Report: U.S. has established extensive covert surveillance operation in sub-Saharan Africa
A new report from the Washington Post revealed this week that the U.S. military has opened a new front, a surveillance front, in Africa against al-Qaeda. Small planes are being used extensive to gather intelligence on Qaeda operations all around Africa's embattled states.
Ouagadougou, Burkina Faso, is the hub of a vast, secret war involving covert surveillance and assassinations targeting al-Qaeda and other terror organizations — in Africa and around the world.
That's according to a new report from the Washington Post.
This covert operation seems to be the first initiative of a global strategy focused on failed states around the world, a way of repressing terrorists in these lawless, chaotic places.
Craig Whitlock, National Security reporter at the Post and the author of the story, said that while drones are being used as a part of this, but that's not the exclusive weapon. In fact, according to Whitlock, sometimes small, private planes, loaded with high-tech sensors and cameras, are flown around Africa on intelligence missions.
"I think this is something that's clever, on one hand, but, is something that hasn't really been discussed or debated back in the United States or even in these countries," he said.
African skies are filled with small planes, flying people and supplies all over the country. That's part of what makes this strategy so effective: it's hiding in plain sight.
"If they were flying a drone or if you had a Predator or Reaper aircraft in parts of Africa, they'd stick out like a sore thumb," Whitlock said. "These small planes...they just blend in like everything else."
The pilots of these planes typically aren't uniformed military service members. Rather, they're typically contractors, helping them blend in as well.
The presence of this U.S. operation in Burkina Faso, a former French colony, is somewhat puzzling. It doesn't have long ties to the United States and it's extremely poor.
"What Burkina Faso brings strategically is that it's located to the south of the Sahara and near some of these chaotic states," Whitlock said.
An al-Qaeda affiliate has taken root in the sub-Saharan Africa region, and Burkina Faso is a relatively stable nation close by, but relatively unbothered by al-Qaeda.
It turned out, Whitlock said, to be a very good place for the United States to base this operation.

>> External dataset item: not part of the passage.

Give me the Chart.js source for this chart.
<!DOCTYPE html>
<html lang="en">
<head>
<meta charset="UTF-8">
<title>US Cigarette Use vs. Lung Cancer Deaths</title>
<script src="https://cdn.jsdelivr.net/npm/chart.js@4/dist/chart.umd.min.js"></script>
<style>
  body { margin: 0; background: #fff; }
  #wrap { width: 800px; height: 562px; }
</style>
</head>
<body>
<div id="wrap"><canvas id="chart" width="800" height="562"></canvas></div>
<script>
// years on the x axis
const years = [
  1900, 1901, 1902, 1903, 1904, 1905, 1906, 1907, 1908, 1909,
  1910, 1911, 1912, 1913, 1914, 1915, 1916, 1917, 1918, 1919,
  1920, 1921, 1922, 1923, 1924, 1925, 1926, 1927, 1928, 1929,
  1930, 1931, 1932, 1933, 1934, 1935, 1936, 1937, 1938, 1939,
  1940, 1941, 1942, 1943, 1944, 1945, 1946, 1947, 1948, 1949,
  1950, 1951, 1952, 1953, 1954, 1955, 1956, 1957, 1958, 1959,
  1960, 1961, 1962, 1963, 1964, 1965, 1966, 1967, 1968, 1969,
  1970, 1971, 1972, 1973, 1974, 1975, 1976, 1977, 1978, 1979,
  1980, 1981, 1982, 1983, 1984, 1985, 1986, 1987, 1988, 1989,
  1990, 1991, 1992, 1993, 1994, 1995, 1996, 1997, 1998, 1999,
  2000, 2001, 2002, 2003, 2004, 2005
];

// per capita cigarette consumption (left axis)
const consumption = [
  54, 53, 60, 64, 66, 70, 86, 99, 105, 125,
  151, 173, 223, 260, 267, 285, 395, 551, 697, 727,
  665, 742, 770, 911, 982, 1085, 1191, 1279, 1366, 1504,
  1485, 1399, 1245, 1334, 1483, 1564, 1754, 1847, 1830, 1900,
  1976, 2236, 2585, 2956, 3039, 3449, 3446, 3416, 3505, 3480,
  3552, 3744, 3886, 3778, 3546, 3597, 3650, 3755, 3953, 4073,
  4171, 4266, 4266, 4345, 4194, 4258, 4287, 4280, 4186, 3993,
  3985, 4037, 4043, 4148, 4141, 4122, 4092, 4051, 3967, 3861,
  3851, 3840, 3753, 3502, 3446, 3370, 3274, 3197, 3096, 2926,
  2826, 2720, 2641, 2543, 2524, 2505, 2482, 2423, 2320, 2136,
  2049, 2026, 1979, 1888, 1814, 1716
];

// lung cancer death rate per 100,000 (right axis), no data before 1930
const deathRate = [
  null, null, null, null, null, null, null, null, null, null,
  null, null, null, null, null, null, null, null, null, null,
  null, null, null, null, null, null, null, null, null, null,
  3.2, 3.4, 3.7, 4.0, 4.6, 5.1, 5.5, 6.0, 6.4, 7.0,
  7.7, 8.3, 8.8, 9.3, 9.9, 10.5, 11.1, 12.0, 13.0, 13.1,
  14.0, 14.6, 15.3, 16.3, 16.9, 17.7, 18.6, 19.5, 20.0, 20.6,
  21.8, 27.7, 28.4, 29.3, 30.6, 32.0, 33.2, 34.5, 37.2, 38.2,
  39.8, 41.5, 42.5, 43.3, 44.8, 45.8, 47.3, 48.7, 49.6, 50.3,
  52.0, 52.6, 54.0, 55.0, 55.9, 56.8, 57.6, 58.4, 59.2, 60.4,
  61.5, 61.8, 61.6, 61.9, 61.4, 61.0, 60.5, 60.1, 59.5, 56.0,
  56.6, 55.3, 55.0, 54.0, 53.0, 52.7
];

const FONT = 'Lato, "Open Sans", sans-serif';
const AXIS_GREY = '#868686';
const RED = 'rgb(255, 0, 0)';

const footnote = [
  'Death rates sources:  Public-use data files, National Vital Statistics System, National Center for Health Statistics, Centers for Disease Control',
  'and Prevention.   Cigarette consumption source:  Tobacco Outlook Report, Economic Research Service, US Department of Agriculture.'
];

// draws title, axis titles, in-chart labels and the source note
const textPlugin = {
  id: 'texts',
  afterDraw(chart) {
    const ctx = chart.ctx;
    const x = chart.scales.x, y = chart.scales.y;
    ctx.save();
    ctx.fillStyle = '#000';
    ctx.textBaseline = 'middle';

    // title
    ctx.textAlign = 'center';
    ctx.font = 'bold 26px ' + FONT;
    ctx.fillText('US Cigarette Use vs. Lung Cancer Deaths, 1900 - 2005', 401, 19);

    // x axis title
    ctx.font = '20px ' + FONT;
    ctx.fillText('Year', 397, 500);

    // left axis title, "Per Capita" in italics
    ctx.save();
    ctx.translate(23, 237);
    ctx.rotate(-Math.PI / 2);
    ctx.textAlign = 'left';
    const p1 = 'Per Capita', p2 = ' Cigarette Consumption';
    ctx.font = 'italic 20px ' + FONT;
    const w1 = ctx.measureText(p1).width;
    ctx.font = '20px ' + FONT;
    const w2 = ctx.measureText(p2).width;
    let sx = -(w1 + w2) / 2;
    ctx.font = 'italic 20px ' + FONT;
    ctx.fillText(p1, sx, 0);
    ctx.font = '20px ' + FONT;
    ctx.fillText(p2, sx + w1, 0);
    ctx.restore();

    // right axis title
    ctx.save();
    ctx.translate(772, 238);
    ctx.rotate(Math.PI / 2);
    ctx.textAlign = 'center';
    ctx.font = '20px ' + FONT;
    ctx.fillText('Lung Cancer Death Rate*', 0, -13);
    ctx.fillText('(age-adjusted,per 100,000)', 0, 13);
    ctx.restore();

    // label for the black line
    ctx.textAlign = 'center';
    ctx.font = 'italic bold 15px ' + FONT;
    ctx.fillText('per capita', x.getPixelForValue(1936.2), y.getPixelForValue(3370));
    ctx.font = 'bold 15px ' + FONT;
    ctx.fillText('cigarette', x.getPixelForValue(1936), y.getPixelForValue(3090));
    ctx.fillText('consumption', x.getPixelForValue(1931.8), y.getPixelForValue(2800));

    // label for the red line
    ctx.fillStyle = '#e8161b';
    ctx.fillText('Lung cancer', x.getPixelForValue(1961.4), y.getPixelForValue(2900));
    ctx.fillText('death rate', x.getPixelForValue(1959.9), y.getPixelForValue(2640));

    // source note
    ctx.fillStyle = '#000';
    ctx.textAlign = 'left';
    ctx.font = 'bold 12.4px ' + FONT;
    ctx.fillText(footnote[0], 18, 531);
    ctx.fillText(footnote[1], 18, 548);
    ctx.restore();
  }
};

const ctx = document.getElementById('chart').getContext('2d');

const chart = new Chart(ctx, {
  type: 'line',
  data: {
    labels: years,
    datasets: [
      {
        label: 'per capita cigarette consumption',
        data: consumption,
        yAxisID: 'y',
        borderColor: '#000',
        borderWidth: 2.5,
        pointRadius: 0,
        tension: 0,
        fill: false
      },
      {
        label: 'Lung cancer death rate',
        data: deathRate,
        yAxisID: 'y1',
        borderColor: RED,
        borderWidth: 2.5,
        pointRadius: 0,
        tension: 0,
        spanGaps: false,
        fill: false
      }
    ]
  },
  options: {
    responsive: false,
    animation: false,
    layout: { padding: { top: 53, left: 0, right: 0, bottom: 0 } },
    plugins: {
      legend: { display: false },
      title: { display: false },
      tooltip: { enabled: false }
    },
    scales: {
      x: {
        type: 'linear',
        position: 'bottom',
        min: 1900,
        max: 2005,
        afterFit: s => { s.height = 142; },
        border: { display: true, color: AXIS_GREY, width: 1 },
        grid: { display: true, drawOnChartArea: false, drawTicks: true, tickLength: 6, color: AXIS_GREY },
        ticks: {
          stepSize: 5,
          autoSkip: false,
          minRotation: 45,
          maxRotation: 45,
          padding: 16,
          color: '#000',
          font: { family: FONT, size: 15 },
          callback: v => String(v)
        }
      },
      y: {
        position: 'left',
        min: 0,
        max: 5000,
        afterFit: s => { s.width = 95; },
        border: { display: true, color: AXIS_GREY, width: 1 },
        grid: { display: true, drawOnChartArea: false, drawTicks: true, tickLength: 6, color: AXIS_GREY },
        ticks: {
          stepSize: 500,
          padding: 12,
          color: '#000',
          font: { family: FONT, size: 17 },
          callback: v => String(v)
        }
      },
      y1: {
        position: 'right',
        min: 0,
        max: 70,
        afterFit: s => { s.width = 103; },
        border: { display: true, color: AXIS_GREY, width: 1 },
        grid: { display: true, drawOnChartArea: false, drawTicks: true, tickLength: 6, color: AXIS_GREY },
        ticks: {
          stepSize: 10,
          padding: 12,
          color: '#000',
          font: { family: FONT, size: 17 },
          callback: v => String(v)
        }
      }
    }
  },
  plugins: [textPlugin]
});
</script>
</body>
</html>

While the operation is secret, Whitlock said on his trip to Ouagadougou locals had noticed the presence of some 50 to 60 Americans. It wasn't a place where Americans were typically seen.
So the presence of quite a few young, fit Americans men with short haircuts attracted attention.
"But I don't think they knew the details," Whitlock said.
USAFRICOM, the military command charged with overseeing operations in Africa, didn't deny any of the details in the Washington Post report, but declined to discuss specific operations.
"They said these partnerships they have with African countries that allow them to conduct surveillance are a valuable part of their strategic approach to containing and keeping an eye on terrorist groups," Whitlock said.